I have to work on some other projects today, but will return to this. Thanks for the help Vincent, and sorry for my cluelessness yesterday.

roed314 avatar Jun 02 '22 14:06 roed314

I fixed my Sage 9.6 installation but, of course, can't run this exact code there since the PariThreadPool is new. It looks like the modification to new_gen_noclear of adding x = gcopy(x) isn't enough, but I don't know what constraint Pari has for objects on the stack that is being violated.

roed314 avatar Jun 06 '22 17:06 roed314

Working with @videlec at Sage Days 117, we modified the code above that failed by changing n to pari(n) in a couple places, and now it works:

sage: from concurrent.futures import ThreadPoolExecutor, as_completed
sage: from cypari2 import Pari, PariThreadPool
sage: pari = Pari()
sage: pari.default('nbthreads', 1)
sage: max_workers = 4
sage: pari_pool = PariThreadPool(max_workers)
sage: square_free = []
sage: with ThreadPoolExecutor(max_workers=max_workers, initializer=pari_pool.initializer) as executor:
....:     futures = {executor.submit(pari.issquarefree, pari(n)): pari(n) for n in range(10**6, 10**6 + 1000)}
....:     for future in as_completed(futures):
....:         n = futures[future]
....:         if future.result():
....:             square_free.append(n)
sage: len(square_free)
606

The hypothesis is that the threads are manipulating the main pari stack since there is no lock implemented.

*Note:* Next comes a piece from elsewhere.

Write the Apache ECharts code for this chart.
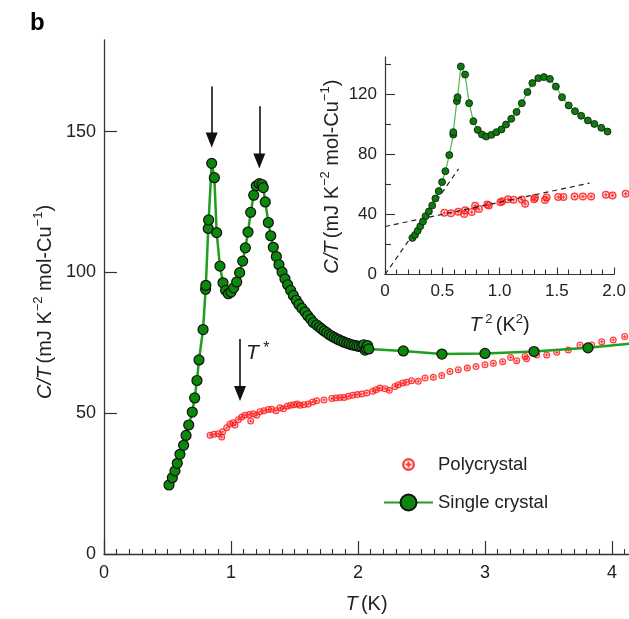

roed314 avatar Feb 08 '23 22:02 roed314

What does pari(n) achieve?

edgarcosta avatar Feb 08 '23 23:02 edgarcosta

It means that the individual threads aren't responsible for converting python ints into pari integers, and thus don't touch the main pari stack.

roed314 avatar Feb 08 '23 23:02 roed314

As another data point, when running on linux both versions work (with and without pari(n)). The earlier failure was on Mac OS.

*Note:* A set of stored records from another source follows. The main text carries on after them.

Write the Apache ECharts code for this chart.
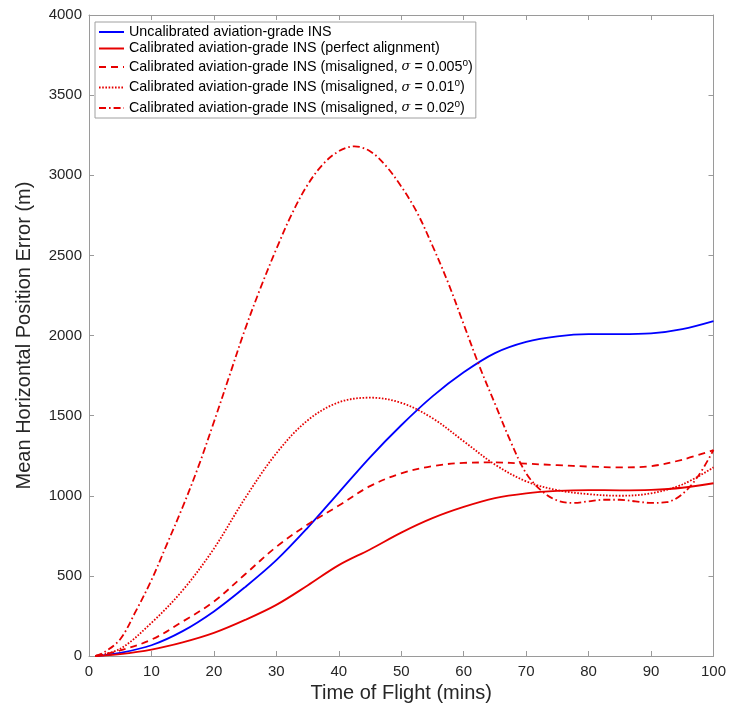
<!DOCTYPE html>
<html>
<head>
<meta charset="utf-8">
<script src="https://cdn.jsdelivr.net/npm/echarts@6/dist/echarts.min.js"></script>
<style>
html,body{margin:0;padding:0;background:#fff;}
#chart{width:729px;height:713px;}
</style>
</head>
<body>
<div id="chart"></div>
<script>
// Time of flight (mins)
var tCoarse = [1, 5, 10, 15, 20, 25, 30, 35, 40, 45, 50, 55, 60, 65, 70, 75, 80, 85, 90, 95, 100];
var tFine = [1, 2.5, 5, 7.5, 10, 12.5, 15, 17.5, 20, 22.5, 25, 27.5, 30, 32.5, 35, 37.5, 40, 42.5, 45, 47.5, 50, 52.5, 55, 57.5, 60, 62.5, 65, 67.5, 70, 72.5, 75, 77.5, 80, 82.5, 85, 87.5, 90, 92.5, 95, 97.5, 100];

// Mean horizontal position error (m)
var uncalibrated = [0, 20, 67, 155, 278, 430, 598, 800, 1020, 1240, 1440, 1620, 1770, 1890, 1960, 1995, 2008, 2008, 2013, 2040, 2090];
var calibratedPerfect = [0, 12, 40, 85, 144, 225, 319, 440, 567, 665, 770, 860, 930, 985, 1015, 1030, 1035, 1034, 1037, 1050, 1078];
var misaligned005 = [0, 35, 102, 215, 340, 510, 681, 820, 939, 1060, 1140, 1185, 1205, 1208, 1200, 1191, 1182, 1177, 1185, 1225, 1285];
var misaligned01 = [0, 45, 207, 410, 670, 985, 1265, 1470, 1583, 1612, 1580, 1484, 1340, 1195, 1090, 1035, 1010, 1000, 1015, 1070, 1177];
var misaligned02 = [0, 25, 105, 280, 474, 700, 930, 1180, 1460, 1750, 2040, 2300, 2540, 2760, 2940, 3070, 3150, 3180, 3150, 3060, 2930, 2770, 2560, 2330, 2070, 1810, 1575, 1340, 1140, 1030, 970, 955, 965, 975, 975, 965, 955, 960, 1010, 1120, 1285];

var xTicks = {min: 0, max: 100, interval: 10};
var yTicks = {min: 0, max: 4000, interval: 500};

var seriesNames = [
  'Uncalibrated aviation-grade INS',
  'Calibrated aviation-grade INS (perfect alignment)',
  'Calibrated aviation-grade INS (misaligned, σ = 0.005°)',
  'Calibrated aviation-grade INS (misaligned, σ = 0.01°)',
  'Calibrated aviation-grade INS (misaligned, σ = 0.02°)'
];
var sigmaValues = [null, null, '0.005', '0.01', '0.02'];

function pairs(xs, ys) {
  var out = [];
  for (var i = 0; i < xs.length; i++) out.push([xs[i], ys[i]]);
  return out;
}

var BLUE = '#0000ff';
var RED = '#e60000';
var FONT = '"Liberation Sans", Arial, Helvetica, sans-serif';
var AXIS_GRAY = '#9a9a9a';
var TEXT = '#262626';

var chart = echarts.init(document.getElementById('chart'), null, {renderer: 'canvas'});

function mkSeries(name, data, color, type) {
  return {
    name: name,
    type: 'line',
    data: data,
    xAxisIndex: 0,
    yAxisIndex: 0,
    symbol: 'none',
    showSymbol: false,
    smooth: 0.35,
    lineStyle: {color: color, width: 1.8, type: type},
    itemStyle: {color: color},
    animation: false
  };
}

function plain(v) { return String(v); }

function axisBase(t) {
  return {
    type: 'value', min: t.min, max: t.max, interval: t.interval,
    axisLine: {show: true, onZero: false, lineStyle: {color: AXIS_GRAY, width: 1}},
    axisTick: {show: true, inside: true, length: 5, lineStyle: {color: AXIS_GRAY}},
    splitLine: {show: false}
  };
}

var option = {
  backgroundColor: '#ffffff',
  animation: false,
  textStyle: {fontFamily: FONT},
  grid: {left: 89, right: 12, top: 15, bottom: 57, containLabel: false},
  legend: {
    orient: 'vertical',
    left: 95,
    top: 22,
    padding: [3, 3, 1, 3],
    itemGap: 2.5,
    itemWidth: 25,
    itemHeight: 12,
    backgroundColor: '#ffffff',
    borderColor: '#a0a0a0',
    borderWidth: 1,
    itemStyle: {opacity: 0},
    data: seriesNames,
    formatter: function (name) {
      var idx = seriesNames.indexOf(name);
      if (sigmaValues[idx] === null) return '{t|' + name + '}';
      return '{t|Calibrated aviation-grade INS (misaligned, }{s|σ}{t| = ' + sigmaValues[idx] + '}{sup|o}{t|)}';
    },
    textStyle: {
      fontFamily: FONT,
      fontSize: 14.3,
      color: '#000000',
      rich: {
        t: {fontFamily: FONT, fontSize: 14.3, color: '#000', lineHeight: 16},
        s: {fontFamily: '"DejaVu Serif", "Liberation Serif", serif', fontStyle: 'italic', fontSize: 13, color: '#000', lineHeight: 16},
        sup: {fontFamily: FONT, fontSize: 10, color: '#000', lineHeight: 10, padding: [0, 0, 8, 0]}
      }
    }
  },
  xAxis: [
    Object.assign(axisBase(xTicks), {
      position: 'bottom',
      name: 'Time of Flight (mins)',
      nameLocation: 'middle',
      nameGap: 25,
      nameTextStyle: {fontFamily: FONT, fontSize: 20, color: TEXT},
      axisLabel: {show: true, margin: 8, fontFamily: FONT, fontSize: 15, color: TEXT, formatter: plain}
    }),
    Object.assign(axisBase(xTicks), {
      position: 'top',
      axisLabel: {show: false}
    })
  ],
  yAxis: [
    Object.assign(axisBase(yTicks), {
      position: 'left',
      name: 'Mean Horizontal Position Error (m)',
      nameLocation: 'middle',
      nameGap: 55,
      nameTextStyle: {fontFamily: FONT, fontSize: 20, color: TEXT},
      axisLabel: {show: true, margin: 7, fontFamily: FONT, fontSize: 15, color: TEXT, formatter: plain}
    }),
    Object.assign(axisBase(yTicks), {
      position: 'right',
      axisLabel: {show: false}
    })
  ],
  series: [
    mkSeries(seriesNames[0], pairs(tCoarse, uncalibrated), BLUE, 'solid'),
    mkSeries(seriesNames[1], pairs(tCoarse, calibratedPerfect), RED, 'solid'),
    mkSeries(seriesNames[2], pairs(tCoarse, misaligned005), RED, [7, 5]),
    mkSeries(seriesNames[3], pairs(tCoarse, misaligned01), RED, [1.6, 1.6]),
    mkSeries(seriesNames[4], pairs(tFine, misaligned02), RED, [7, 3, 1.6, 3])
  ]
};
chart.setOption(option);
</script>
</body>
</html>
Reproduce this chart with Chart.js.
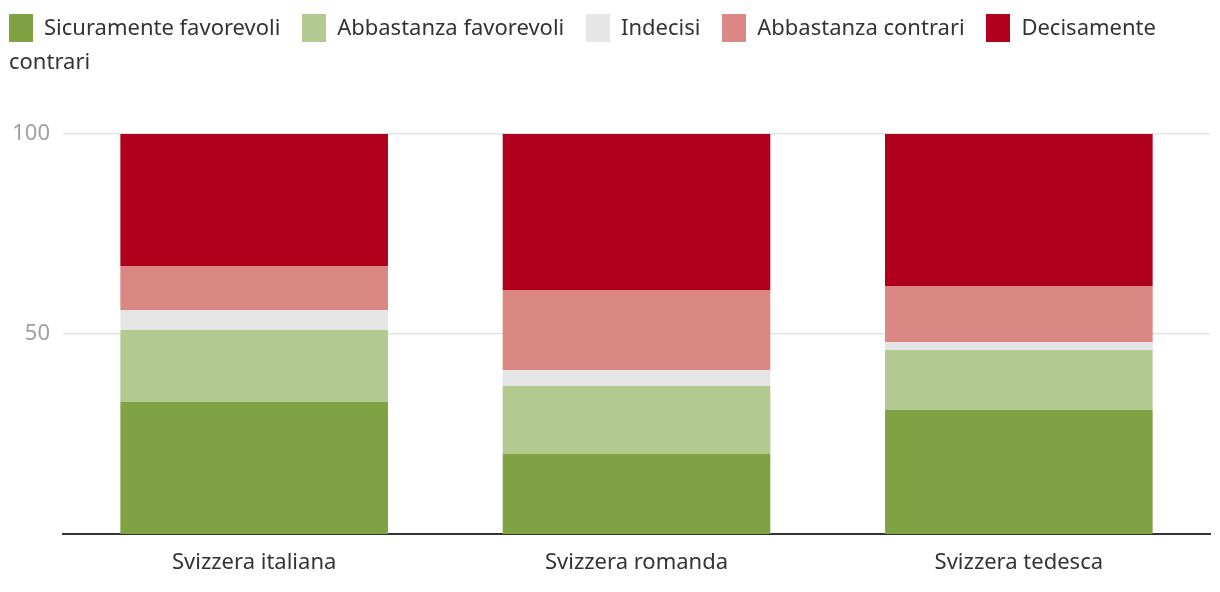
<!DOCTYPE html>
<html>
<head>
<meta charset="utf-8">
<script src="https://cdn.jsdelivr.net/npm/chart.js@4"></script>
<style>
  html, body { margin: 0; padding: 0; background: #fff; }
  #wrap { position: relative; width: 1220px; height: 592px; }
  #legend {
    position: absolute; left: 9px; top: 9px; width: 1175px;
    font-family: "Noto Sans", sans-serif; font-size: 22px; line-height: 34px; color: #333;
  }
  .item { margin-right: 16px; }
  .sw { display: inline-block; width: 24px; height: 28px; vertical-align: -7px; margin-right: 11px; }
  canvas { position: absolute; left: 0; top: 0; }
</style>
</head>
<body>
<div id="wrap">
  <canvas id="c" width="1220" height="592"></canvas>
  <div id="legend"></div>
</div>
<script>
const categories = ["Svizzera italiana", "Svizzera romanda", "Svizzera tedesca"];
const seriesNames = ["Sicuramente favorevoli", "Abbastanza favorevoli", "Indecisi", "Abbastanza contrari", "Decisamente contrari"];
const sicuramenteFavorevoli = [33, 20, 31];
const abbastanzaFavorevoli = [18, 17, 15];
const indecisi = [5, 4, 2];
const abbastanzaContrari = [11, 20, 14];
const decisamenteContrari = [33, 39, 38];
const yTicks = [50, 100];
const colors = ["#7fa343", "#b2c98f", "#e5e5e5", "#db8783", "#b1001e"];

const seriesValues = [sicuramenteFavorevoli, abbastanzaFavorevoli, indecisi, abbastanzaContrari, decisamenteContrari];

// HTML legend
const legend = document.getElementById('legend');
seriesNames.forEach((n, i) => {
  const s = document.createElement('span');
  s.className = 'item';
  s.innerHTML = '<span class="sw" style="background:' + colors[i] + '"></span>' + n;
  legend.appendChild(s);
  legend.appendChild(document.createTextNode(' '));
});

new Chart(document.getElementById('c'), {
  type: 'bar',
  data: {
    labels: categories,
    datasets: seriesNames.map((n, i) => ({
      label: n,
      data: seriesValues[i],
      backgroundColor: colors[i],
      borderWidth: 0,
      categoryPercentage: 1,
      barPercentage: 0.7
    }))
  },
  options: {
    responsive: false,
    animation: false,
    layout: { padding: { top: 134, right: 10, left: 0, bottom: 0 } },
    plugins: { legend: { display: false }, tooltip: { enabled: false } },
    scales: {
      x: {
        stacked: true,
        grid: { display: false },
        border: { display: true, color: '#333', width: 2 },
        ticks: { color: '#333', padding: 8, font: { family: 'Noto Sans', size: 22 } },
        afterFit: s => { s.height = 58; }
      },
      y: {
        stacked: true,
        min: 0, max: 100,
        afterBuildTicks: s => { s.ticks = yTicks.map(v => ({ value: v })); },
        grid: { color: '#e3e3e3', lineWidth: 1.5, drawTicks: false },
        border: { display: false },
        ticks: { color: '#a0a0a0', padding: 13, font: { family: 'Noto Sans', size: 22 } },
        afterFit: s => { s.width = 63; }
      }
    }
  }
});
</script>
</body>
</html>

roed314 avatar Feb 09 '23 00:02 roed314

I happened to run doctests on number_field.py with this patch merged, and got the following warning before a giant gdb traceback.

doctest:warning
  File "/usr/lib/python3.8/threading.py", line 890, in _bootstrap
    self._bootstrap_inner()
  File "/usr/lib/python3.8/threading.py", line 921, in _bootstrap_inner
    self._started.set()
  File "/usr/lib/python3.8/threading.py", line 528, in set
    self._cond.notify_all()
  File "/usr/lib/python3.8/threading.py", line 371, in notify_all
    self.notify(len(self._waiters))
  File "/usr/lib/python3.8/threading.py", line 354, in notify
    waiters_to_notify = _deque(_islice(all_waiters, n))
  File "/usr/lib/python3.8/warnings.py", line 109, in _showwarnmsg
    sw(msg.message, msg.category, msg.filename, msg.lineno,
:
RuntimeWarning: cypari2 leaked 140374405617552 bytes on the PARI stack

roed314 avatar Feb 09 '23 22:02 roed314